A Herdade dos Defuntos de Patrick Mendes presente na competição nacional do Córtex - Festival de Curtas-Metragens de Sintra é possivelmente aquele filme no qual só se consegue devidamente reflectir momentos depois de sair da sessão onde participou.
Um homem (Victor Gonçalves) atravessa uma herdade. Completamente desidratado desmaia quando encontra uma mulher (Cláudia Jardim) que se espanta com a sua presença ali.
Num espaço onde tudo parece degradado e onde a interacção é inexistente, estará aquele homem prestes a ser salvo ou irão as suas fraquezas determinar toda a sua condição?
Patrick Mendes realizou e escreveu o argumento desta curta-metragem que, como já referi, é uma das que é preciso bem reflectir sobre ela para depois pensar realmente na mensagem que pretende transmitir. Se por um lado pensamos que mais não é do que um trabalho onde apenas está presente a ideia de um homem que necessita de alguma água para poder enfrentar o desconhecido com algumas condições de integridade física, não é menos verdade que se pensarmos apenas nesta tão "simplista" explicação todo o filme parece condenado ao desinteresse por parte do espectador. No entanto se olharmos para A Herdade dos Defuntos como uma reflexão sobre o "deserto" pelo qual atravessam muitas das sociedades europeias da actualidade, então olhamos para esta história como um desabafo, sem palavras mas com uma intensa reflexão, sobre o que todos nós vivemos neste preciso momento.
Assim, enquanto uns percorrem todo um espaço geográfico desconhecido e que os esgota pela sua escassez de condições de subsistência, sendo aqui a água o elemento essencial, outros deleitam-se com um pequeno grande banquete que sacia à exaustão os seus caprichos. Enquanto um atravessa esse referido "deserto" na esperança de se manter vivo, o outro olha para ele como algo inferior que facilmente consegue controlar e pelo qual não nutre qualquer tipo de respeito ou simpatia mantendo-o, sempre que possível, aprisionado no seu pequeno espaço de onde não deve (ou pode?) sair mais não sendo do que um escravo amordaçado daquele que detém o real poder. Tal como a descrição inicial desta curta-metragem refere "um homem desidratado atravessa uma herdade e torna-se propriedade"... daquele que detém poder.

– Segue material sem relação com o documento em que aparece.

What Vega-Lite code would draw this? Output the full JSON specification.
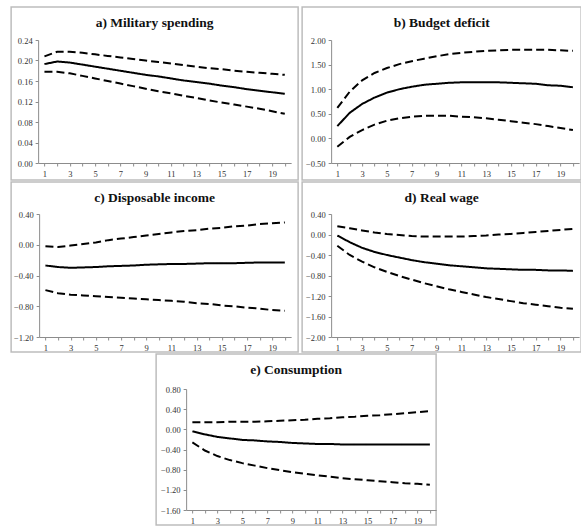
{
  "$schema": "https://vega.github.io/schema/vega-lite/v6.json",
  "background": "white",
  "padding": {"left": 10, "top": 6, "right": 0, "bottom": 0},
  "spacing": 0,
  "center": true,
  "config": {
    "view": {"stroke": "#bdbdbd", "strokeWidth": 1.5},
    "axis": {"grid": false, "domainColor": "#8c8c8c", "tickColor": "#8c8c8c", "tickSize": 3, "labelFont": "Liberation Serif, Times New Roman, serif", "labelFontSize": 8.5, "labelColor": "#333333", "labelPadding": 3},
    "title": {"font": "Liberation Serif, Times New Roman, serif", "fontSize": 13.5, "fontWeight": "bold", "color": "#111111", "frame": "group", "offset": -22},
    "line": {"color": "black", "strokeWidth": 2}
  },
  "datasets": {
    "a": [
      {"t": 1, "lo": 0.178, "est": 0.193, "hi": 0.208},
      {"t": 2, "lo": 0.178, "est": 0.198, "hi": 0.217},
      {"t": 3, "lo": 0.175, "est": 0.196, "hi": 0.217},
      {"t": 4, "lo": 0.170, "est": 0.192, "hi": 0.215},
      {"t": 5, "lo": 0.165, "est": 0.188, "hi": 0.212},
      {"t": 6, "lo": 0.160, "est": 0.184, "hi": 0.209},
      {"t": 7, "lo": 0.155, "est": 0.180, "hi": 0.206},
      {"t": 8, "lo": 0.150, "est": 0.176, "hi": 0.203},
      {"t": 9, "lo": 0.145, "est": 0.172, "hi": 0.200},
      {"t": 10, "lo": 0.140, "est": 0.169, "hi": 0.197},
      {"t": 11, "lo": 0.136, "est": 0.165, "hi": 0.194},
      {"t": 12, "lo": 0.131, "est": 0.161, "hi": 0.191},
      {"t": 13, "lo": 0.127, "est": 0.158, "hi": 0.188},
      {"t": 14, "lo": 0.122, "est": 0.155, "hi": 0.185},
      {"t": 15, "lo": 0.118, "est": 0.151, "hi": 0.183},
      {"t": 16, "lo": 0.114, "est": 0.148, "hi": 0.180},
      {"t": 17, "lo": 0.110, "est": 0.144, "hi": 0.178},
      {"t": 18, "lo": 0.106, "est": 0.141, "hi": 0.176},
      {"t": 19, "lo": 0.101, "est": 0.138, "hi": 0.174},
      {"t": 20, "lo": 0.096, "est": 0.135, "hi": 0.172}
    ],
    "b": [
      {"t": 1, "lo": -0.17, "est": 0.25, "hi": 0.62},
      {"t": 2, "lo": 0.03, "est": 0.52, "hi": 0.95},
      {"t": 3, "lo": 0.17, "est": 0.70, "hi": 1.18},
      {"t": 4, "lo": 0.28, "est": 0.83, "hi": 1.33},
      {"t": 5, "lo": 0.36, "est": 0.93, "hi": 1.43},
      {"t": 6, "lo": 0.41, "est": 1.00, "hi": 1.51},
      {"t": 7, "lo": 0.44, "est": 1.05, "hi": 1.57},
      {"t": 8, "lo": 0.46, "est": 1.09, "hi": 1.62},
      {"t": 9, "lo": 0.46, "est": 1.11, "hi": 1.67},
      {"t": 10, "lo": 0.46, "est": 1.13, "hi": 1.71},
      {"t": 11, "lo": 0.44, "est": 1.14, "hi": 1.74},
      {"t": 12, "lo": 0.43, "est": 1.14, "hi": 1.76},
      {"t": 13, "lo": 0.41, "est": 1.14, "hi": 1.78},
      {"t": 14, "lo": 0.38, "est": 1.14, "hi": 1.79},
      {"t": 15, "lo": 0.35, "est": 1.13, "hi": 1.80},
      {"t": 16, "lo": 0.32, "est": 1.12, "hi": 1.80},
      {"t": 17, "lo": 0.29, "est": 1.11, "hi": 1.80},
      {"t": 18, "lo": 0.25, "est": 1.08, "hi": 1.80},
      {"t": 19, "lo": 0.21, "est": 1.07, "hi": 1.79},
      {"t": 20, "lo": 0.17, "est": 1.04, "hi": 1.78}
    ],
    "c": [
      {"t": 1, "lo": -0.59, "est": -0.27, "hi": -0.02},
      {"t": 2, "lo": -0.63, "est": -0.29, "hi": -0.03},
      {"t": 3, "lo": -0.65, "est": -0.30, "hi": -0.01},
      {"t": 4, "lo": -0.66, "est": -0.295, "hi": 0.01},
      {"t": 5, "lo": -0.67, "est": -0.29, "hi": 0.03},
      {"t": 6, "lo": -0.68, "est": -0.28, "hi": 0.06},
      {"t": 7, "lo": -0.69, "est": -0.275, "hi": 0.08},
      {"t": 8, "lo": -0.70, "est": -0.27, "hi": 0.10},
      {"t": 9, "lo": -0.71, "est": -0.26, "hi": 0.12},
      {"t": 10, "lo": -0.72, "est": -0.255, "hi": 0.14},
      {"t": 11, "lo": -0.73, "est": -0.25, "hi": 0.16},
      {"t": 12, "lo": -0.74, "est": -0.25, "hi": 0.18},
      {"t": 13, "lo": -0.76, "est": -0.245, "hi": 0.19},
      {"t": 14, "lo": -0.77, "est": -0.24, "hi": 0.21},
      {"t": 15, "lo": -0.79, "est": -0.24, "hi": 0.22},
      {"t": 16, "lo": -0.80, "est": -0.24, "hi": 0.24},
      {"t": 17, "lo": -0.82, "est": -0.235, "hi": 0.25},
      {"t": 18, "lo": -0.83, "est": -0.23, "hi": 0.27},
      {"t": 19, "lo": -0.85, "est": -0.23, "hi": 0.28},
      {"t": 20, "lo": -0.86, "est": -0.23, "hi": 0.29}
    ],
    "d": [
      {"t": 1, "lo": -0.22, "est": -0.02, "hi": 0.16},
      {"t": 2, "lo": -0.40, "est": -0.15, "hi": 0.12},
      {"t": 3, "lo": -0.53, "est": -0.26, "hi": 0.08},
      {"t": 4, "lo": -0.64, "est": -0.34, "hi": 0.04},
      {"t": 5, "lo": -0.73, "est": -0.40, "hi": 0.01},
      {"t": 6, "lo": -0.81, "est": -0.45, "hi": -0.01},
      {"t": 7, "lo": -0.88, "est": -0.50, "hi": -0.03},
      {"t": 8, "lo": -0.95, "est": -0.54, "hi": -0.04},
      {"t": 9, "lo": -1.01, "est": -0.57, "hi": -0.04},
      {"t": 10, "lo": -1.07, "est": -0.60, "hi": -0.04},
      {"t": 11, "lo": -1.12, "est": -0.62, "hi": -0.04},
      {"t": 12, "lo": -1.17, "est": -0.64, "hi": -0.03},
      {"t": 13, "lo": -1.22, "est": -0.66, "hi": -0.02},
      {"t": 14, "lo": -1.26, "est": -0.67, "hi": 0.00},
      {"t": 15, "lo": -1.30, "est": -0.68, "hi": 0.01},
      {"t": 16, "lo": -1.34, "est": -0.69, "hi": 0.03},
      {"t": 17, "lo": -1.37, "est": -0.69, "hi": 0.05},
      {"t": 18, "lo": -1.40, "est": -0.70, "hi": 0.07},
      {"t": 19, "lo": -1.43, "est": -0.70, "hi": 0.09},
      {"t": 20, "lo": -1.45, "est": -0.71, "hi": 0.11}
    ],
    "e": [
      {"t": 1, "lo": -0.26, "est": -0.04, "hi": 0.14},
      {"t": 2, "lo": -0.42, "est": -0.10, "hi": 0.14},
      {"t": 3, "lo": -0.53, "est": -0.15, "hi": 0.14},
      {"t": 4, "lo": -0.61, "est": -0.18, "hi": 0.15},
      {"t": 5, "lo": -0.67, "est": -0.21, "hi": 0.15},
      {"t": 6, "lo": -0.72, "est": -0.22, "hi": 0.15},
      {"t": 7, "lo": -0.77, "est": -0.24, "hi": 0.16},
      {"t": 8, "lo": -0.81, "est": -0.25, "hi": 0.17},
      {"t": 9, "lo": -0.85, "est": -0.27, "hi": 0.18},
      {"t": 10, "lo": -0.88, "est": -0.28, "hi": 0.19},
      {"t": 11, "lo": -0.91, "est": -0.29, "hi": 0.21},
      {"t": 12, "lo": -0.94, "est": -0.29, "hi": 0.22},
      {"t": 13, "lo": -0.97, "est": -0.30, "hi": 0.24},
      {"t": 14, "lo": -0.99, "est": -0.30, "hi": 0.25},
      {"t": 15, "lo": -1.01, "est": -0.30, "hi": 0.27},
      {"t": 16, "lo": -1.03, "est": -0.30, "hi": 0.28},
      {"t": 17, "lo": -1.05, "est": -0.30, "hi": 0.30},
      {"t": 18, "lo": -1.07, "est": -0.30, "hi": 0.32},
      {"t": 19, "lo": -1.08, "est": -0.30, "hi": 0.34},
      {"t": 20, "lo": -1.10, "est": -0.30, "hi": 0.36}
    ]
  },
  "vconcat": [
    {
      "spacing": 2,
      "hconcat": [
        {
          "width": 287, "height": 173,
          "title": {"text": "a) Military spending"},
          "data": {"name": "a"},
          "transform": [{"fold": ["lo", "est", "hi"], "as": ["series", "v"]}],
          "mark": "line",
          "encoding": {
            "x": {"field": "t", "type": "quantitative", "scale": {"domain": [0.5, 20.5], "range": [27, 280], "nice": false, "zero": false}, "axis": {"title": null, "values": [1,2,3,4,5,6,7,8,9,10,11,12,13,14,15,16,17,18,19,20], "labelExpr": "datum.value % 2 == 1 ? datum.label : ''", "offset": -17}},
            "y": {"field": "v", "type": "quantitative", "scale": {"domain": [0, 0.24], "range": [156, 33], "nice": false, "zero": false}, "axis": {"title": null, "values": [0, 0.04, 0.08, 0.12, 0.16, 0.2, 0.24], "format": ".2f", "offset": -27}},
            "strokeDash": {"field": "series", "type": "nominal", "scale": {"domain": ["est", "lo", "hi"], "range": [[1, 0], [8, 4], [8, 4]]}, "legend": null}
          }
        },
        {
          "width": 279, "height": 173,
          "title": {"text": "b) Budget deficit"},
          "data": {"name": "b"},
          "transform": [{"fold": ["lo", "est", "hi"], "as": ["series", "v"]}],
          "mark": "line",
          "encoding": {
            "x": {"field": "t", "type": "quantitative", "scale": {"domain": [0.5, 20.5], "range": [29, 277], "nice": false, "zero": false}, "axis": {"title": null, "values": [1,2,3,4,5,6,7,8,9,10,11,12,13,14,15,16,17,18,19,20], "labelExpr": "datum.value % 2 == 1 ? datum.label : ''", "offset": -17}},
            "y": {"field": "v", "type": "quantitative", "scale": {"domain": [-0.5, 2.0], "range": [156, 33], "nice": false, "zero": false}, "axis": {"title": null, "values": [-0.5, 0, 0.5, 1.0, 1.5, 2.0], "format": ".2f", "offset": -29}},
            "strokeDash": {"field": "series", "type": "nominal", "scale": {"domain": ["est", "lo", "hi"], "range": [[1, 0], [8, 4], [8, 4]]}, "legend": null}
          }
        }
      ]
    },
    {
      "spacing": 2,
      "hconcat": [
        {
          "width": 287, "height": 170,
          "title": {"text": "c) Disposable income"},
          "data": {"name": "c"},
          "transform": [{"fold": ["lo", "est", "hi"], "as": ["series", "v"]}],
          "mark": "line",
          "encoding": {
            "x": {"field": "t", "type": "quantitative", "scale": {"domain": [0.5, 20.5], "range": [28, 280], "nice": false, "zero": false}, "axis": {"title": null, "values": [1,2,3,4,5,6,7,8,9,10,11,12,13,14,15,16,17,18,19,20], "labelExpr": "datum.value % 2 == 1 ? datum.label : ''", "offset": -15}},
            "y": {"field": "v", "type": "quantitative", "scale": {"domain": [-1.2, 0.4], "range": [155, 32], "nice": false, "zero": false}, "axis": {"title": null, "values": [-1.2, -0.8, -0.4, 0, 0.4], "format": ".2f", "offset": -28}},
            "strokeDash": {"field": "series", "type": "nominal", "scale": {"domain": ["est", "lo", "hi"], "range": [[1, 0], [8, 4], [8, 4]]}, "legend": null}
          }
        },
        {
          "width": 279, "height": 170,
          "title": {"text": "d) Real wage"},
          "data": {"name": "d"},
          "transform": [{"fold": ["lo", "est", "hi"], "as": ["series", "v"]}],
          "mark": "line",
          "encoding": {
            "x": {"field": "t", "type": "quantitative", "scale": {"domain": [0.5, 20.5], "range": [29, 277], "nice": false, "zero": false}, "axis": {"title": null, "values": [1,2,3,4,5,6,7,8,9,10,11,12,13,14,15,16,17,18,19,20], "labelExpr": "datum.value % 2 == 1 ? datum.label : ''", "offset": -15}},
            "y": {"field": "v", "type": "quantitative", "scale": {"domain": [-2.0, 0.4], "range": [155, 32], "nice": false, "zero": false}, "axis": {"title": null, "values": [-2.0, -1.6, -1.2, -0.8, -0.4, 0, 0.4], "format": ".2f", "offset": -29}},
            "strokeDash": {"field": "series", "type": "nominal", "scale": {"domain": ["est", "lo", "hi"], "range": [[1, 0], [8, 4], [8, 4]]}, "legend": null}
          }
        }
      ]
    },
    {
      "width": 280, "height": 171,
      "title": {"text": "e) Consumption"},
      "data": {"name": "e"},
      "transform": [{"fold": ["lo", "est", "hi"], "as": ["series", "v"]}],
      "mark": "line",
      "encoding": {
        "x": {"field": "t", "type": "quantitative", "scale": {"domain": [0.5, 20.5], "range": [30, 280], "nice": false, "zero": false}, "axis": {"title": null, "values": [1,2,3,4,5,6,7,8,9,10,11,12,13,14,15,16,17,18,19,20], "labelExpr": "datum.value % 2 == 1 ? datum.label : ''", "offset": -15}},
        "y": {"field": "v", "type": "quantitative", "scale": {"domain": [-1.6, 0.8], "range": [156, 35], "nice": false, "zero": false}, "axis": {"title": null, "values": [-1.6, -1.2, -0.8, -0.4, 0, 0.4, 0.8], "format": ".2f", "offset": -30}},
        "strokeDash": {"field": "series", "type": "nominal", "scale": {"domain": ["est", "lo", "hi"], "range": [[1, 0], [8, 4], [8, 4]]}, "legend": null}
      }
    }
  ]
}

Esta que foi uma das nove candidatas ao Prémio YORN de Melhor Curta-Metragem Portuguesa de Terror na última edição do MOTELx - Festival Internacional de Cinema de Terror de Lisboa, insere-se assim numa interessante e muito presente corrente de cinema que reflecte sobre a crise económica, e quase arriscaria dizer humanitária, pela qual a Europa do Sul atravessa na actualidade. Um momento em que o poder dos mais fortes domina não pela agressão mas sim pela força silenciosa aqueles que mais fracos e com menos recursos se colocam numa conveniente posição de dominados necessitados de uma "ajuda" que mais não é do que uma demonstração de poder entre um dominador e um dominado, um opressor e um oprimido que não ajuda mas humilha, não invade mas conquista.
Cláudia Jardim, que mais não é do que um "rosto" de uma qualquer potência opulenta e saciada domina com mestria um Victor Gonçalves cansado, ou mesmo exausto, que procura um apoio e auxílio que jamais chegarão... pelo menos não da forma como o idealiza, e que quando manifestado apenas terá como contrapartida a sua própria clausura, naqueles que são dois metafóricos mas surpreendentes desempenhos que ilustram a "nossa" realidade.
E no final, quando pensamos em todas estas condicionantes, olhamos para A Herdade dos Defuntos como um espelho satírico e mordaz daquilo que somos e do que e como vivemos impávidos mas interiormente muito pouco serenos. E quem olha para esta curta-metragem supondo que é um filme sem qualquer sentido ou história... então já se esqueceu (ou pouco apercebeu) de que esta mais não é do que um relato da sua própria condição de dominado.